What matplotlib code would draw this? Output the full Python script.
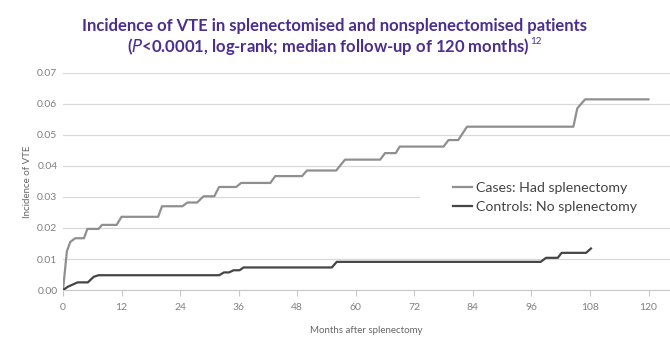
import matplotlib
matplotlib.use('Agg')
import matplotlib.pyplot as plt
from matplotlib.patches import Rectangle

# cumulative incidence (month, value)
months_cases = [0, 0.8, 1.5, 2.5, 4.3, 5.0, 7.3, 8.0, 11.0, 12.0, 19.5, 20.3,
                24.5, 25.5, 27.5, 28.8, 31.0, 32.0, 35.5, 36.5, 42.5, 43.5,
                49.0, 50.0, 56.0, 57.8, 65.0, 66.0, 68.2, 69.0, 78.0, 79.0,
                81.0, 82.8, 104.6, 105.4, 107.0, 120.0]
vte_cases = [0, 0.0125, 0.0155, 0.0167, 0.0167, 0.0197, 0.0197, 0.021, 0.021,
             0.0236, 0.0236, 0.027, 0.027, 0.0282, 0.0282, 0.0302, 0.0302,
             0.0332, 0.0332, 0.0345, 0.0345, 0.0367, 0.0367, 0.0385, 0.0385,
             0.042, 0.042, 0.0441, 0.0441, 0.0462, 0.0462, 0.0483, 0.0483,
             0.0526, 0.0526, 0.0585, 0.0614, 0.0614]

months_controls = [0, 1.0, 3.0, 5.1, 6.3, 7.3, 32.0, 33.0, 34.0, 35.0, 36.2,
                   37.0, 55.1, 56.1, 97.9, 99.0, 101.4, 102.2, 107.2, 108.2]
vte_controls = [0, 0.0011, 0.0025, 0.0025, 0.0043, 0.0048, 0.0048, 0.0057,
                0.0057, 0.0064, 0.0064, 0.0073, 0.0073, 0.0091, 0.0091,
                0.0104, 0.0104, 0.012, 0.012, 0.0134]

xticks = list(range(0, 121, 12))
yticks = [i / 100 for i in range(8)]

plt.rcParams['font.family'] = ['Lato', 'DejaVu Sans']

fig = plt.figure(figsize=(6.7, 3.56), dpi=100)
ax = fig.add_axes([0.094, 0.185, 0.906, 0.611])

ax.plot(months_cases, vte_cases, color='#8f8f8f', lw=1.6, zorder=3,
        label='Cases: Had splenectomy')
ax.plot(months_controls, vte_controls, color='#454545', lw=1.6, zorder=3,
        label='Controls: No splenectomy')

ax.set_xlim(0, 124.4)
ax.set_ylim(0, 0.07)
ax.set_xticks(xticks)
ax.set_yticks(yticks)
ax.set_yticklabels(['%.2f' % v for v in yticks])
ax.yaxis.grid(True, color='#d9d9d9', lw=0.9, zorder=0)
ax.set_axisbelow(True)

for s in ['top', 'right', 'left']:
    ax.spines[s].set_visible(False)
ax.spines['bottom'].set_color('#c8c8c8')
ax.tick_params(axis='x', colors='#c8c8c8', length=4, width=0.8,
               labelcolor='#808080', labelsize=7.5, pad=5)
ax.tick_params(axis='y', length=0, labelcolor='#808080', labelsize=7.5, pad=4)

ax.set_ylabel('Incidence of VTE', fontsize=7, color='#666666', labelpad=4)
ax.set_xlabel('Months after splenectomy', fontsize=7, color='#666666',
              labelpad=10)

# white box behind the legend hides part of the 0.03 grid line
ax.add_patch(Rectangle((73.2, 0.0262), 60, 0.0105, transform=ax.transData,
                       facecolor='white', edgecolor='none', zorder=1))

leg = ax.legend(loc='center left', bbox_to_anchor=(0.622, 0.426), frameon=False,
                fontsize=10.2, handlelength=1.3, handletextpad=0.3,
                labelspacing=0.45)
for t in leg.get_texts():
    t.set_color('#444444')

fig.text(0.5, 0.928, 'Incidence of VTE in splenectomised and nonsplenectomised patients',
         ha='center', va='center', fontsize=12, fontweight='bold', color='#4b2e8f')
sub = fig.text(0.49, 0.87, r'($\it{P}$<0.0001, log-rank; median follow-up of 120 months)',
               ha='center', va='center', fontsize=12, fontweight='bold', color='#4b2e8f')

# superscript reference number right after the closing bracket
fig.canvas.draw()
bb = sub.get_window_extent().transformed(fig.transFigure.inverted())
fig.text(bb.x1 + 0.0005, bb.y1 - 0.004, '12', ha='left', va='top',
         fontsize=7, color='#4b2e8f')

fig.savefig('out.png', dpi=100)
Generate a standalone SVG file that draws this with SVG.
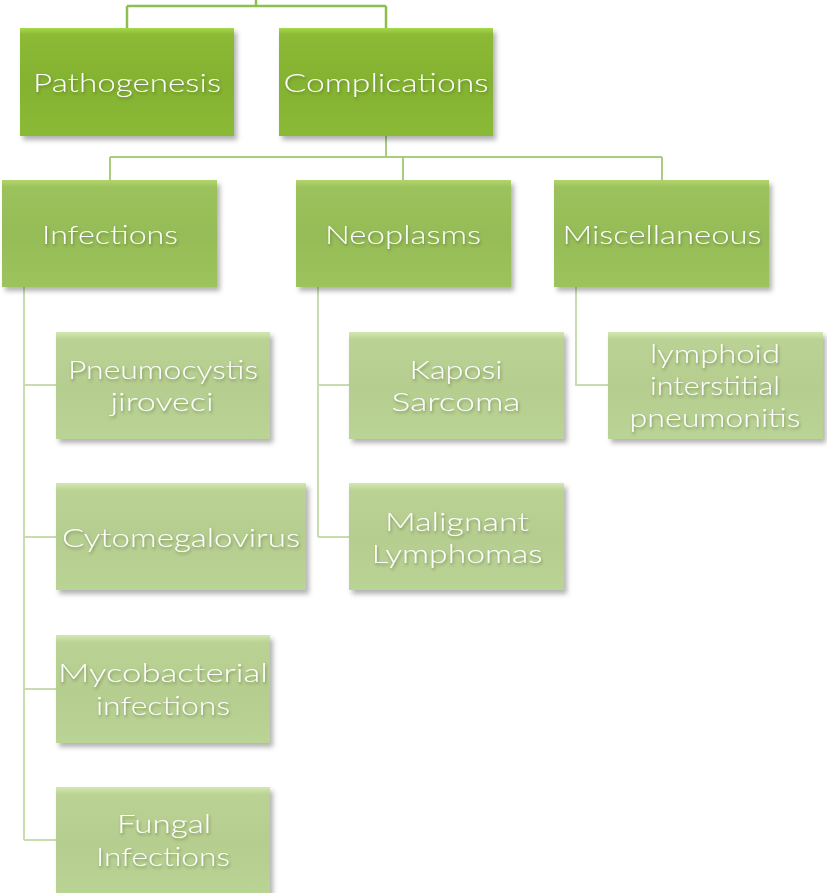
****************
Direction: Extract all the entries word for word; omit any pictures.

Output for this task:
What matplotlib code would draw this? Output the full Python script.
import matplotlib
matplotlib.use('Agg')
import matplotlib.pyplot as plt
from matplotlib.patches import Rectangle

# cumulative incidence (month, value)
months_cases = [0, 0.8, 1.5, 2.5, 4.3, 5.0, 7.3, 8.0, 11.0, 12.0, 19.5, 20.3,
                24.5, 25.5, 27.5, 28.8, 31.0, 32.0, 35.5, 36.5, 42.5, 43.5,
                49.0, 50.0, 56.0, 57.8, 65.0, 66.0, 68.2, 69.0, 78.0, 79.0,
                81.0, 82.8, 104.6, 105.4, 107.0, 120.0]
vte_cases = [0, 0.0125, 0.0155, 0.0167, 0.0167, 0.0197, 0.0197, 0.021, 0.021,
             0.0236, 0.0236, 0.027, 0.027, 0.0282, 0.0282, 0.0302, 0.0302,
             0.0332, 0.0332, 0.0345, 0.0345, 0.0367, 0.0367, 0.0385, 0.0385,
             0.042, 0.042, 0.0441, 0.0441, 0.0462, 0.0462, 0.0483, 0.0483,
             0.0526, 0.0526, 0.0585, 0.0614, 0.0614]

months_controls = [0, 1.0, 3.0, 5.1, 6.3, 7.3, 32.0, 33.0, 34.0, 35.0, 36.2,
                   37.0, 55.1, 56.1, 97.9, 99.0, 101.4, 102.2, 107.2, 108.2]
vte_controls = [0, 0.0011, 0.0025, 0.0025, 0.0043, 0.0048, 0.0048, 0.0057,
                0.0057, 0.0064, 0.0064, 0.0073, 0.0073, 0.0091, 0.0091,
                0.0104, 0.0104, 0.012, 0.012, 0.0134]

xticks = list(range(0, 121, 12))
yticks = [i / 100 for i in range(8)]

plt.rcParams['font.family'] = ['Lato', 'DejaVu Sans']

fig = plt.figure(figsize=(6.7, 3.56), dpi=100)
ax = fig.add_axes([0.094, 0.185, 0.906, 0.611])

ax.plot(months_cases, vte_cases, color='#8f8f8f', lw=1.6, zorder=3,
        label='Cases: Had splenectomy')
ax.plot(months_controls, vte_controls, color='#454545', lw=1.6, zorder=3,
        label='Controls: No splenectomy')

ax.set_xlim(0, 124.4)
ax.set_ylim(0, 0.07)
ax.set_xticks(xticks)
ax.set_yticks(yticks)
ax.set_yticklabels(['%.2f' % v for v in yticks])
ax.yaxis.grid(True, color='#d9d9d9', lw=0.9, zorder=0)
ax.set_axisbelow(True)

for s in ['top', 'right', 'left']:
    ax.spines[s].set_visible(False)
ax.spines['bottom'].set_color('#c8c8c8')
ax.tick_params(axis='x', colors='#c8c8c8', length=4, width=0.8,
               labelcolor='#808080', labelsize=7.5, pad=5)
ax.tick_params(axis='y', length=0, labelcolor='#808080', labelsize=7.5, pad=4)

ax.set_ylabel('Incidence of VTE', fontsize=7, color='#666666', labelpad=4)
ax.set_xlabel('Months after splenectomy', fontsize=7, color='#666666',
              labelpad=10)

# white box behind the legend hides part of the 0.03 grid line
ax.add_patch(Rectangle((73.2, 0.0262), 60, 0.0105, transform=ax.transData,
                       facecolor='white', edgecolor='none', zorder=1))

leg = ax.legend(loc='center left', bbox_to_anchor=(0.622, 0.426), frameon=False,
                fontsize=10.2, handlelength=1.3, handletextpad=0.3,
                labelspacing=0.45)
for t in leg.get_texts():
    t.set_color('#444444')

fig.text(0.5, 0.928, 'Incidence of VTE in splenectomised and nonsplenectomised patients',
         ha='center', va='center', fontsize=12, fontweight='bold', color='#4b2e8f')
sub = fig.text(0.49, 0.87, r'($\it{P}$<0.0001, log-rank; median follow-up of 120 months)',
               ha='center', va='center', fontsize=12, fontweight='bold', color='#4b2e8f')

# superscript reference number right after the closing bracket
fig.canvas.draw()
bb = sub.get_window_extent().transformed(fig.transFigure.inverted())
fig.text(bb.x1 + 0.0005, bb.y1 - 0.004, '12', ha='left', va='top',
         fontsize=7, color='#4b2e8f')

fig.savefig('out.png', dpi=100)
Generate a standalone SVG file that draws this with SVG.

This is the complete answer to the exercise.